Allowances would decrease
Under the bill, companies would get allowance permits starting in 2012 to release a certain amount of carbon dioxide and other greenhouse gases. The allowances would gradually decrease by 70 percent by 2050.

Companies could buy or sell the permits on a market, in what supporters hope would create an incentive to keep emissions low. Lawmakers said the bill would reduce greenhouse gases by as much as 63 percent below 2005 levels by 2050.

Republicans said they opposed the measure because of the effects on the U.S. economy.

Sen. John Barrasso, R-Wyo., said his state shipped about 450 tons of coal last year, and that "this legislation puts that industry at risk."

Under the bill, the Environmental Protection Agency would have responsibility for allocating the emissions allowances. Initially, some 18 percent of the allowances would be auctioned off by a new body, called the Climate Change Credit Corporation.

By 2036, the corporation would auction off 73 percent of the allowances. Of the auction proceeds, some 55 percent would be used for so-called energy technology deployment, including to encourage the development of new automobiles.

Free credits for utilities
Electric-power utilities — many of which are coal-fired and are among the nation's biggest polluters — would be given free allowances as the program gets under way — a move that raised concern among environmentalists.

According to Clean Air Watch, a Washington-based nonprofit group, the free credits would amount to big profits for electric-power producers because those companies would already have raised rates to cover the costs associated with reducing carbon-dioxide emissions.

"I do not believe that we should be giving the power sector or the industrial sector windfall profits," said Sen. Bernie Sanders, I-Vt.

But Lieberman said Congress needs to help companies as they deal with the costs of lowering or offsetting emissions.

"We have to offer some help on the road to getting there," he said.

Companies would be able to stay within their emissions caps through activities that would offset their pollution, such as planting trees or paying a farmer to reduce methane emissions. Companies could submit "offset" allowances totaling as much as 15 percent of emission permits that must be submitted.

Sanders complained that the offsets would be "nearly sure" to "bust" the emission caps.

But Lieberman said offsetting the allowances was necessary.

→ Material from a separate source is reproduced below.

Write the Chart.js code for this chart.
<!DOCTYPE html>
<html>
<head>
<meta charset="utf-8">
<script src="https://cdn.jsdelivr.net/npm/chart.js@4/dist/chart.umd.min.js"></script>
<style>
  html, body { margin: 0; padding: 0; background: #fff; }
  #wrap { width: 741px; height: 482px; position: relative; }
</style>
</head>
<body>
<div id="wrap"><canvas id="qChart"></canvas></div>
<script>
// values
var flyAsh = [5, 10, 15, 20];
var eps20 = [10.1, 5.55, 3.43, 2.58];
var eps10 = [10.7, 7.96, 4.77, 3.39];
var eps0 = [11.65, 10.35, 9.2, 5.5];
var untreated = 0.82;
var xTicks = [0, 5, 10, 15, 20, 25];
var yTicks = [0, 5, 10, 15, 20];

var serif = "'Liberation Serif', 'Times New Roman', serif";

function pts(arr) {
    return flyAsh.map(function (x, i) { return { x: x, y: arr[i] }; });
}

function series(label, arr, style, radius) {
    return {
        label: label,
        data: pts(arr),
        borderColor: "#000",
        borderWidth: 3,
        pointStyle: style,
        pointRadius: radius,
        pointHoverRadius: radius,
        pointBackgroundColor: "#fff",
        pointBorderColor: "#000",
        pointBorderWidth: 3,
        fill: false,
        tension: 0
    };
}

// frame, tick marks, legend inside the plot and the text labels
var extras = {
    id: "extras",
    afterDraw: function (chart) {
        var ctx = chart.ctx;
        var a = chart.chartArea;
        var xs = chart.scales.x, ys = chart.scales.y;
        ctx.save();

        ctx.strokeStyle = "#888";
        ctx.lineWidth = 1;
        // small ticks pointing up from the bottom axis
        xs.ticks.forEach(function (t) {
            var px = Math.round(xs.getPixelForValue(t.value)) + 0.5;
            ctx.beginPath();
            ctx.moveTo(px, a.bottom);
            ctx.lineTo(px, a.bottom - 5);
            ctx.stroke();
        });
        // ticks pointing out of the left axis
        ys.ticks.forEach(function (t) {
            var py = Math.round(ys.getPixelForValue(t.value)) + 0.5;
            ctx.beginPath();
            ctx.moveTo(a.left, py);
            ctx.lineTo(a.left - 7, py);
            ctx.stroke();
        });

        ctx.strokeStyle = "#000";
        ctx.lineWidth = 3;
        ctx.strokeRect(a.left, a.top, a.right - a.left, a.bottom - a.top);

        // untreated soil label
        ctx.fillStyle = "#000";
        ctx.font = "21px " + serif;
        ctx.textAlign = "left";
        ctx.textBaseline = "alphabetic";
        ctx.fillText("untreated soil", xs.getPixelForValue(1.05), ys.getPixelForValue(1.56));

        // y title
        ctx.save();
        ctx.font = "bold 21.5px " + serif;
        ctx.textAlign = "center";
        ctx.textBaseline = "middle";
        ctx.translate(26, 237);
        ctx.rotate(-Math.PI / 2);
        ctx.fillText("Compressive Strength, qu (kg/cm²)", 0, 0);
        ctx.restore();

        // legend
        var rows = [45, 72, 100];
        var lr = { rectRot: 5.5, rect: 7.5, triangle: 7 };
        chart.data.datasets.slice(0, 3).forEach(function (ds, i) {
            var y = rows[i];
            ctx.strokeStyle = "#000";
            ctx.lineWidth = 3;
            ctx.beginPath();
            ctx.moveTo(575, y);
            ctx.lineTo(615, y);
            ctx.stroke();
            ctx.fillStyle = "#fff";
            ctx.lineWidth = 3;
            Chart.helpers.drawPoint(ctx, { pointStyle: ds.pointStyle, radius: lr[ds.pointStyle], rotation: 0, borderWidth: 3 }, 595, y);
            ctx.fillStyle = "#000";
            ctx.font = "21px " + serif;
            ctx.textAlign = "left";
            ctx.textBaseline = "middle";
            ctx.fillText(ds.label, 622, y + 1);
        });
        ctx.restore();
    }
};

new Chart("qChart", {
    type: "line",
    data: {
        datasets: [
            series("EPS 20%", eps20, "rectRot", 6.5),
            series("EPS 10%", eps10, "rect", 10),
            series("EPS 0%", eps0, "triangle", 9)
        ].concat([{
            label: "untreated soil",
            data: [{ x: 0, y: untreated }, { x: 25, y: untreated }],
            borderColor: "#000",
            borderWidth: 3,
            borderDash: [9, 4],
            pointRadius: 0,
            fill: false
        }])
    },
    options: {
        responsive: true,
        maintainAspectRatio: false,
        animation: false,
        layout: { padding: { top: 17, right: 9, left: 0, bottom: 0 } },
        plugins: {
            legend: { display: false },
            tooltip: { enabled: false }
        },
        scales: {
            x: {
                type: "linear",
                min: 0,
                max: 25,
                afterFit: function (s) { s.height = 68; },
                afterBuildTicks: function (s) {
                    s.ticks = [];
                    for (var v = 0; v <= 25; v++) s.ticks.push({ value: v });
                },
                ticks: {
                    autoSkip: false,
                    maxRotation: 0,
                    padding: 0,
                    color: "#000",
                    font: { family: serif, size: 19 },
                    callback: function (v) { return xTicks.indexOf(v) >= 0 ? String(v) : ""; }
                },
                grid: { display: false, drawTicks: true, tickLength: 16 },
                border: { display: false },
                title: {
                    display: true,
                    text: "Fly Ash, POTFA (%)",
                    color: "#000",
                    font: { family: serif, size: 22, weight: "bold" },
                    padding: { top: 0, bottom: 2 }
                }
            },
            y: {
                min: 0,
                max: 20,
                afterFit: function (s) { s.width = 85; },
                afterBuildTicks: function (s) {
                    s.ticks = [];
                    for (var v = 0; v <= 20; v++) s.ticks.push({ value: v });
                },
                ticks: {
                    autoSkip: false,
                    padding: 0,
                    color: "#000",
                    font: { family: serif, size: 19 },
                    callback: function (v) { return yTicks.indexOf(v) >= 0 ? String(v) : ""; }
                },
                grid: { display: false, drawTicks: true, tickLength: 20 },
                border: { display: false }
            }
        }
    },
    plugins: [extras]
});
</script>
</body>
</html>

It "creates a different way for us to achieve the ultimate goal, and that's the important point," he said.

Businesses, many people believe, have been slow to embark on major emissions reduction efforts because of lack of certainty about the rules. By providing clear guidelines, Congress could usher in an era of change.

Congress is rolling out the legislation as Democratic leaders are at an impasse over a separate bill that addresses global warming in a different way. The Democrats have promised to combine differing House and Senate energy bills into a single bill and send it to President Bush by the end of the year.

But the Democrats have yet to act, in part because Texas's two Republican Senators are refusing to allow Congress to go forward with a conference until Democrats drop a plan to finance investments in alternative energy by rolling back tax breaks on oil and gas companies.